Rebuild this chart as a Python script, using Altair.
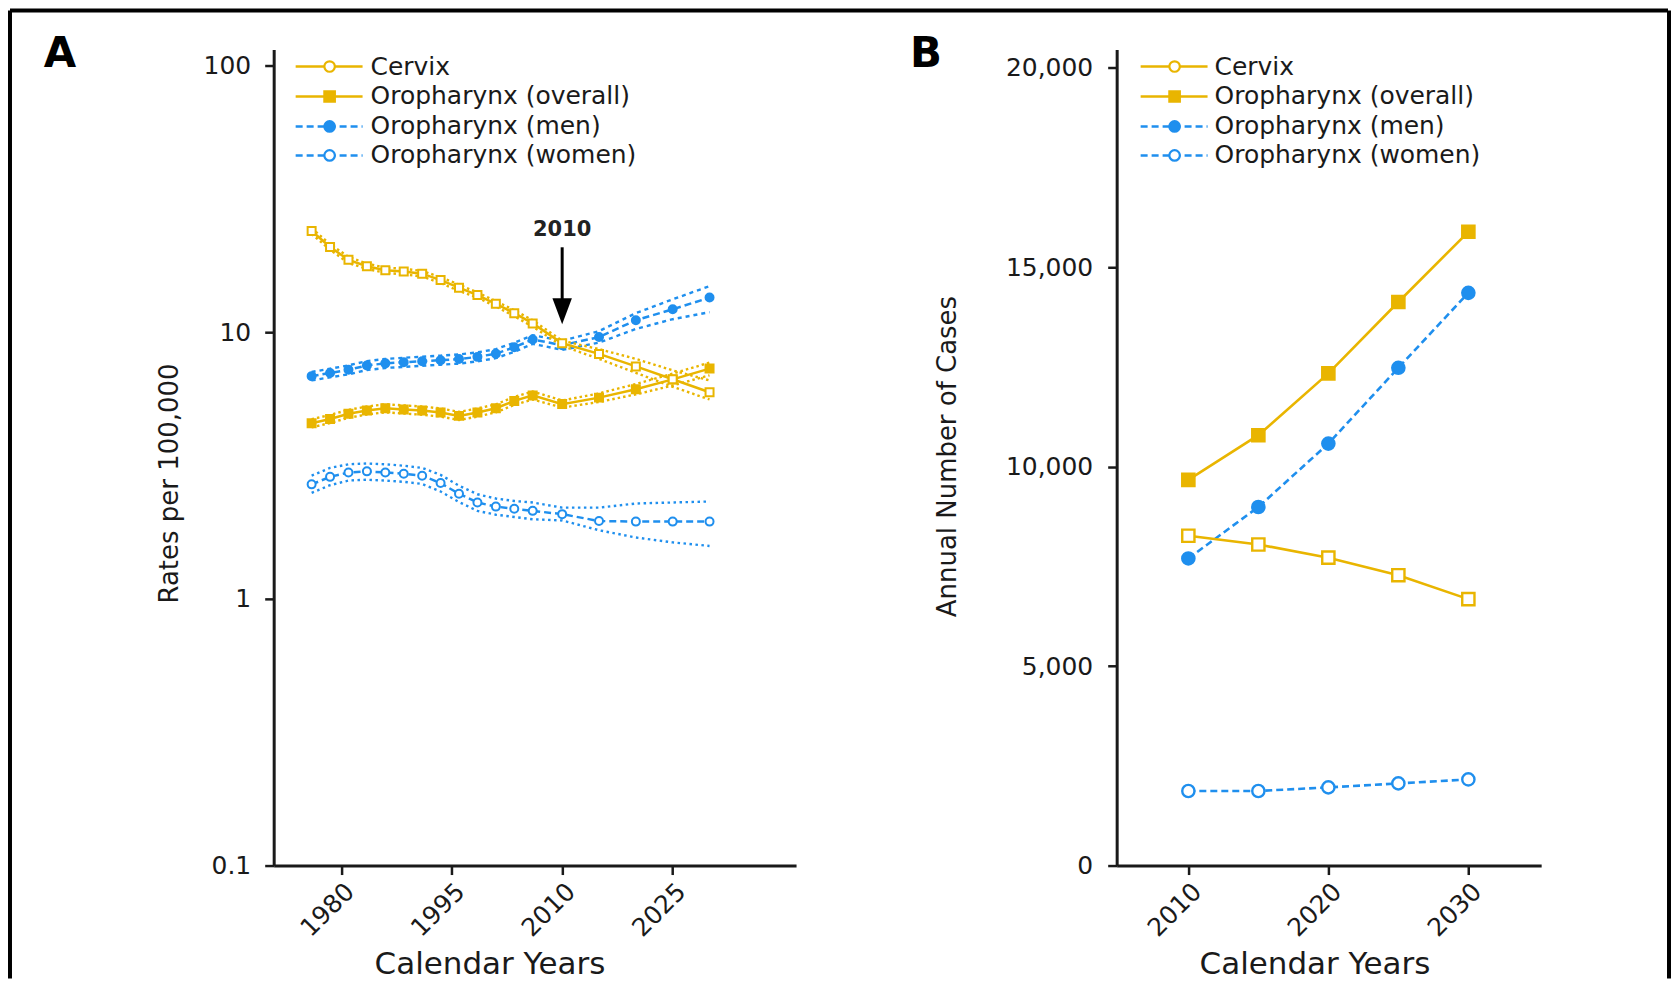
import altair as alt
import pandas as pd

FONT = "DejaVu Sans"
GOLD = "#E9B500"
BLUE = "#1F8FEE"
INK = "#1a1a1a"

series_names = ["Cervix", "Oropharynx (overall)", "Oropharynx (men)", "Oropharynx (women)"]

# ---------------- Panel A: rates per 100,000 (log scale) ----------------
years_a = [1976, 1978.5, 1981, 1983.5, 1986, 1988.5, 1991, 1993.5, 1996, 1998.5,
           2001, 2003.5, 2006, 2010, 2015, 2020, 2025, 2030]

cervix_a = [24.0, 20.9, 18.7, 17.7, 17.1, 16.9, 16.6, 15.7, 14.7, 13.8, 12.8, 11.8, 10.8,
            9.1, 8.3, 7.45, 6.67, 5.96]
cervix_a_hi = [24.6, 21.4, 19.2, 18.1, 17.5, 17.3, 17.0, 16.1, 15.1, 14.1, 13.1, 12.1, 11.1,
               9.3, 8.65, 7.95, 7.2, 6.6]
cervix_a_lo = [23.4, 20.4, 18.2, 17.3, 16.7, 16.5, 16.2, 15.3, 14.3, 13.5, 12.5, 11.5, 10.5,
               8.9, 7.95, 7.05, 6.25, 5.6]

overall_a = [4.56, 4.73, 4.95, 5.09, 5.19, 5.14, 5.09, 5.00, 4.86, 5.00, 5.19, 5.53, 5.80,
             5.38, 5.69, 6.12, 6.66, 7.31]
overall_a_hi = [4.72, 4.90, 5.12, 5.27, 5.37, 5.32, 5.27, 5.18, 5.03, 5.18, 5.37, 5.72, 6.00,
                5.55, 5.90, 6.40, 7.00, 7.70]
overall_a_lo = [4.40, 4.57, 4.78, 4.92, 5.01, 4.96, 4.91, 4.83, 4.69, 4.83, 5.01, 5.34, 5.60,
                5.22, 5.48, 5.85, 6.32, 6.90]

men_a = [6.85, 7.04, 7.24, 7.51, 7.65, 7.72, 7.79, 7.86, 7.94, 8.09, 8.32, 8.79, 9.40,
         8.95, 9.6, 11.1, 12.2, 13.5]
men_a_hi = [7.10, 7.30, 7.52, 7.80, 7.95, 8.03, 8.10, 8.18, 8.26, 8.41, 8.65, 9.14, 9.75,
            9.30, 10.1, 11.8, 13.3, 14.9]
men_a_lo = [6.60, 6.78, 6.96, 7.22, 7.35, 7.42, 7.49, 7.56, 7.63, 7.78, 8.00, 8.45, 9.05,
            8.60, 9.15, 10.3, 11.2, 11.9]

women_a = [2.69, 2.87, 2.98, 3.01, 2.98, 2.95, 2.90, 2.72, 2.48, 2.30, 2.22, 2.18, 2.14,
           2.08, 1.96, 1.95, 1.95, 1.95]
women_a_hi = [2.90, 3.10, 3.20, 3.22, 3.20, 3.16, 3.10, 2.92, 2.66, 2.47, 2.38, 2.33, 2.30,
              2.20, 2.20, 2.28, 2.30, 2.32]
women_a_lo = [2.50, 2.67, 2.78, 2.80, 2.78, 2.75, 2.70, 2.53, 2.31, 2.14, 2.07, 2.03, 1.99,
              1.97, 1.81, 1.70, 1.63, 1.58]

ticks_a_x = [1980, 1995, 2010, 2025]
ticks_a_y = [0.1, 1, 10, 100]
annotation_year = [2010]
annotation_label = ["2010"]

# ---------------- Panel B: annual number of cases ----------------
years_b = [2010, 2015, 2020, 2025, 2030]
cervix_b = [8270, 8050, 7720, 7280, 6680]
overall_b = [9670, 10790, 12340, 14130, 15890]
men_b = [7700, 8990, 10580, 12480, 14360]
women_b = [1870, 1870, 1960, 2060, 2160]

ticks_b_x = [2010, 2020, 2030]
ticks_b_y = [0, 5000, 10000, 15000, 20000]

panel_letters = ["A", "B"]

# ---------------- styles ----------------
styles = {
    "Cervix": {"color": GOLD, "dash": None, "shape": "square", "open": True, "lshape": "circle"},
    "Oropharynx (overall)": {"color": GOLD, "dash": None, "shape": "square", "open": False, "lshape": "square"},
    "Oropharynx (men)": {"color": BLUE, "dash": [7, 4], "shape": "circle", "open": False, "lshape": "circle"},
    "Oropharynx (women)": {"color": BLUE, "dash": [7, 4], "shape": "circle", "open": True, "lshape": "circle"},
}
band_dash = {"Cervix": [2.5, 3], "Oropharynx (overall)": [2.5, 3],
             "Oropharynx (men)": [4, 4], "Oropharynx (women)": [2.5, 3.5]}

a_data = {
    "Cervix": (cervix_a, cervix_a_hi, cervix_a_lo),
    "Oropharynx (overall)": (overall_a, overall_a_hi, overall_a_lo),
    "Oropharynx (men)": (men_a, men_a_hi, men_a_lo),
    "Oropharynx (women)": (women_a, women_a_hi, women_a_lo),
}
b_data = {
    "Cervix": cervix_b,
    "Oropharynx (overall)": overall_b,
    "Oropharynx (men)": men_b,
    "Oropharynx (women)": women_b,
}
draw_order = ["Oropharynx (women)", "Oropharynx (overall)", "Oropharynx (men)", "Cervix"]


def line_kw(st, width):
    kw = dict(color=st["color"], strokeWidth=width)
    if st["dash"]:
        kw["strokeDash"] = st["dash"]
    return kw


def point_kw(st, size, sw, shape):
    return dict(shape=shape, size=size, filled=True, opacity=1,
                fill="white" if st["open"] else st["color"],
                stroke=st["color"], strokeWidth=sw)


AX = dict(domainColor=INK, domainWidth=3, tickColor=INK, tickWidth=2.5, tickSize=9,
          labelFont=FONT, labelFontSize=25, labelColor=INK, labelFlush=False,
          labelOverlap=False, titleFont=FONT, titleColor=INK, titleFontWeight="normal",
          grid=False)

XA = alt.X("year:Q", title="Calendar Years",
           scale=alt.Scale(domain=[1970.85, 2041.74], nice=False, zero=False),
           axis=alt.Axis(values=ticks_a_x, format="d", labelAngle=-45, labelPadding=4,
                         titleFontSize=31, titleX=216, titleY=99, titleBaseline="middle",
                         titleAlign="center", **AX))
YA = alt.Y("value:Q", title="Rates per 100,000",
           scale=alt.Scale(type="log", domain=[0.1, 115], nice=False),
           axis=alt.Axis(values=ticks_a_y, labelPadding=14,
                         labelExpr="datum.value < 0.5 ? '0.1' : format(datum.value, 'd')",
                         titleFontSize=26, titleX=-104, titleY=434, titleBaseline="middle",
                         titleAlign="center", **AX))

XB = alt.X("year:Q", title="Calendar Years",
           scale=alt.Scale(domain=[2004.88, 2035.2], nice=False, zero=False),
           axis=alt.Axis(values=ticks_b_x, format="d", labelAngle=-45, labelPadding=4,
                         titleFontSize=31, titleX=198, titleY=99, titleBaseline="middle",
                         titleAlign="center", **AX))
YB = alt.Y("value:Q", title="Annual Number of Cases",
           scale=alt.Scale(domain=[0, 20460], nice=False),
           axis=alt.Axis(values=ticks_b_y, format=",d", labelPadding=15,
                         titleFontSize=26, titleX=-169, titleY=407, titleBaseline="middle",
                         titleAlign="center", **AX))

LEG_ROWS = [17, 47, 77, 106]


def legend_layers(x1, x2, xm, xt):
    out = []
    for i, n in enumerate(series_names):
        st = styles[n]
        d = pd.DataFrame({"name": [n]})
        y = LEG_ROWS[i]
        out.append(alt.Chart(d).mark_rule(**line_kw(st, 2.5)).encode(
            x=alt.value(x1), x2=alt.value(x2), y=alt.value(y)))
        out.append(alt.Chart(d).mark_point(**point_kw(st, 110, 2.2, st["lshape"])).encode(
            x=alt.value(xm), y=alt.value(y)))
        out.append(alt.Chart(d).mark_text(font=FONT, fontSize=25, color=INK, align="left",
                                          baseline="middle").encode(
            x=alt.value(xt), y=alt.value(y), text="name:N"))
    return out


def letter_layer(letter, x):
    d = pd.DataFrame({"t": [letter]})
    return alt.Chart(d).mark_text(font=FONT, fontSize=42, fontWeight="bold", color="black",
                                  align="center", baseline="middle").encode(
        x=alt.value(x), y=alt.value(4), text="t:N")


one = pd.DataFrame({"k": [0]})

# ---------------- Panel A layers ----------------
a_layers = []
for n in draw_order:
    st = styles[n]
    main, hi, lo = a_data[n]
    k = len(years_a)
    dm = pd.DataFrame({"year": years_a, "value": main})
    db = pd.DataFrame({"year": years_a + years_a, "value": hi + lo,
                       "bound": ["upper"] * k + ["lower"] * k})
    a_layers.append(alt.Chart(db).mark_line(color=st["color"], strokeWidth=2.4,
                                            strokeDash=band_dash[n]).encode(
        x=XA, y=YA, detail="bound:N"))
    a_layers.append(alt.Chart(dm).mark_line(**line_kw(st, 2.5)).encode(x=XA, y=YA))
    a_layers.append(alt.Chart(dm).mark_point(**point_kw(st, 64, 2, st["shape"])).encode(x=XA, y=YA))

ann = pd.DataFrame({"year": annotation_year, "label": annotation_label})
a_layers.append(alt.Chart(ann).mark_rule(color="black", strokeWidth=3).encode(
    x=XA, y=alt.value(198), y2=alt.value(266)))
a_layers.append(alt.Chart(ann).mark_point(shape="M -0.75 -1 L 0.75 -1 L 0 1 Z", size=676,
                                          filled=True, color="black", opacity=1).encode(
    x=XA, y=alt.value(262)))
a_layers.append(alt.Chart(ann).mark_text(font=FONT, fontSize=21, fontWeight="bold", color="#222",
                                         baseline="middle").encode(
    x=XA, y=alt.value(181), text="label:N"))
a_layers += legend_layers(22, 89, 56, 97)
a_layers.append(letter_layer(panel_letters[0], -214))
# outer frame (top and left edges)
a_layers.append(alt.Chart(one).mark_rule(color="black", strokeWidth=4).encode(
    x=alt.value(-264), x2=alt.value(1396), y=alt.value(-39)))
a_layers.append(alt.Chart(one).mark_rule(color="black", strokeWidth=4).encode(
    x=alt.value(-264), y=alt.value(-39), y2=alt.value(930)))

panel_a = alt.layer(*a_layers).properties(width=523, height=817)

# ---------------- Panel B layers ----------------
b_layers = []
for n in draw_order:
    st = styles[n]
    dm = pd.DataFrame({"year": years_b, "value": b_data[n]})
    b_layers.append(alt.Chart(dm).mark_line(**line_kw(st, 2.6)).encode(x=XB, y=YB))
    b_layers.append(alt.Chart(dm).mark_point(**point_kw(st, 150, 2.4, st["shape"])).encode(x=XB, y=YB))
b_layers += legend_layers(24, 91, 58, 98)
b_layers.append(letter_layer(panel_letters[1], -191))
b_layers.append(alt.Chart(one).mark_rule(color="black", strokeWidth=4).encode(
    x=alt.value(553), y=alt.value(-39), y2=alt.value(930)))

panel_b = alt.layer(*b_layers).properties(width=425, height=817)

chart = alt.hconcat(panel_a, panel_b, spacing=321, bounds="flush").properties(
    padding=0, background="white"
).configure_view(strokeWidth=0)

chart.save("out.html", embed_options={"renderer": "svg", "actions": False})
——————————
Write out each line of the listing above, exactly, from its first line to the line holding "5.22, 5.48, 5.85, 6.32, 6.90]", inclusive. Skip the pictures.

Rebuild this chart as a Python script, using Altair.
import altair as alt
import pandas as pd

FONT = "DejaVu Sans"
GOLD = "#E9B500"
BLUE = "#1F8FEE"
INK = "#1a1a1a"

series_names = ["Cervix", "Oropharynx (overall)", "Oropharynx (men)", "Oropharynx (women)"]

# ---------------- Panel A: rates per 100,000 (log scale) ----------------
years_a = [1976, 1978.5, 1981, 1983.5, 1986, 1988.5, 1991, 1993.5, 1996, 1998.5,
           2001, 2003.5, 2006, 2010, 2015, 2020, 2025, 2030]

cervix_a = [24.0, 20.9, 18.7, 17.7, 17.1, 16.9, 16.6, 15.7, 14.7, 13.8, 12.8, 11.8, 10.8,
            9.1, 8.3, 7.45, 6.67, 5.96]
cervix_a_hi = [24.6, 21.4, 19.2, 18.1, 17.5, 17.3, 17.0, 16.1, 15.1, 14.1, 13.1, 12.1, 11.1,
               9.3, 8.65, 7.95, 7.2, 6.6]
cervix_a_lo = [23.4, 20.4, 18.2, 17.3, 16.7, 16.5, 16.2, 15.3, 14.3, 13.5, 12.5, 11.5, 10.5,
               8.9, 7.95, 7.05, 6.25, 5.6]

overall_a = [4.56, 4.73, 4.95, 5.09, 5.19, 5.14, 5.09, 5.00, 4.86, 5.00, 5.19, 5.53, 5.80,
             5.38, 5.69, 6.12, 6.66, 7.31]
overall_a_hi = [4.72, 4.90, 5.12, 5.27, 5.37, 5.32, 5.27, 5.18, 5.03, 5.18, 5.37, 5.72, 6.00,
                5.55, 5.90, 6.40, 7.00, 7.70]
overall_a_lo = [4.40, 4.57, 4.78, 4.92, 5.01, 4.96, 4.91, 4.83, 4.69, 4.83, 5.01, 5.34, 5.60,
                5.22, 5.48, 5.85, 6.32, 6.90]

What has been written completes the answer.